We all know that sleep routines are helpful and even crucial at bedtime. A lot of people are left wondering what to do at nap time, however. Should there be a routine? If so, does it need to be the same as the bedtime routine? If not, what changes can be made? How long should it be?

First, yes you do want a nap routine. Sleep routines help signal to your baby that it is time for sleep. It is a simple way to communicate that it is now time for nap.

Your bedtime routine is likely a little more involved than you want your nap time routine to be. Many people do a bath as their bedtime routine, and no one wants to do 5 baths a day in order to duplicate that in a routine. Another thing you might cut back is how long you read to your baby before nap, if at all. You might read for less time than you do at bedtime or not do a nap time story at all. 

Further, I like nap routines to be relatively short. I don't want to spend 30 minutes getting my baby ready for a nap. This was even more true when I had a toddler and a baby at home. I needed both the toddler and the baby to be able to be put down for a nap quickly so that I could attend to the other one if needed. 

It is super helpful if your baby's routine can be done by anyone and done anywhere. You don't want the routine to be dependent upon you. This is one reason nursing to sleep isn't ideal for a nap routine. If you have to be the one doing the task, you will not be able to be away from your baby for a very long time. 

You also want it to be able to be done anywhere. Rocking a baby for a bit can be nice, but unless your baby is okay with substituting a sway while you stand, you might find it difficult to get your little one to sleep while traveling or even just visiting people for the day. You want to set the stage for sleep and be consistent. You want it to be soothing. 

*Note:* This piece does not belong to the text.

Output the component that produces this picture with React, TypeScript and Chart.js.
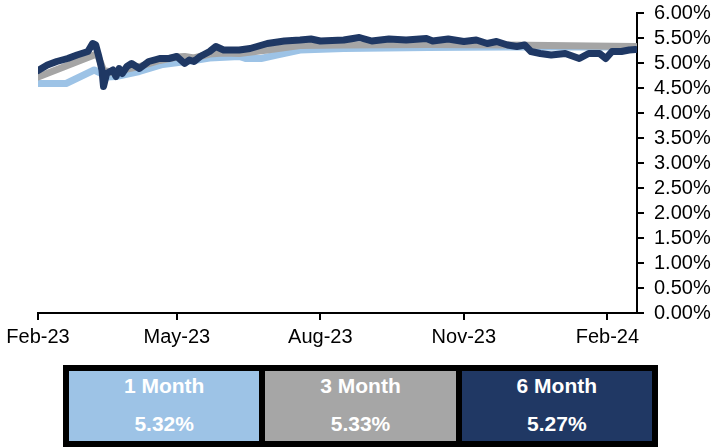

Here are some sample nap routines I have used with my children. Some are more complicated than others. They all worked. 

Nap routine infographicRoutine 1:
  • Take to room --> Pick up special blankie (when old enough for blankie--before old enough, I skipped this step) --> Lay baby in crib with blankie --> Sing lullaby --> Say, "I love you! Sleep tight. Good night." --> Kiss my fingers and touch to baby's nose.
Routine 2:
  • Take to room --> Swaddle --> Give kisses and hugs --> Lay in crib --> Sing lullaby --> Say, "I love you! Sleep well. Sleep tight. Good night." --> Kiss my fingers and touch to baby's nose.
Routine 3:
  • Take to room --> Close blinds and turn on sound machine --> Change diaper --> Do 3 of the 4 S's (set stage, swaddle, sit) --> Give kisses and hugs --> Lay in crib --> Sing lullaby --> Say, "I love you! Sleep well. Sleep tight. Good night." --> Kiss my fingers and touch to baby's nose.
Routine 4: 
  • Take to room --> Close blinds and turn on sound machine --> Read stories --> Change diaper --> Change into pajamas --> Do 3 of the 4 S's (set stage, swaddle, sit) --> Give kisses and hugs --> Lay in crib --> Sing lullaby --> Say, "I love you! Sleep well. Sleep tight. Good night." --> Kiss my fingers and touch to baby's nose.
Here is a great thing about having a simple sleep routine in place. When your baby wakes in the night for a reason other than hunger, you can attend to the problem, then run through a quick routine and put baby back in bed. Baby will understand that is still sleep time because you did the routine.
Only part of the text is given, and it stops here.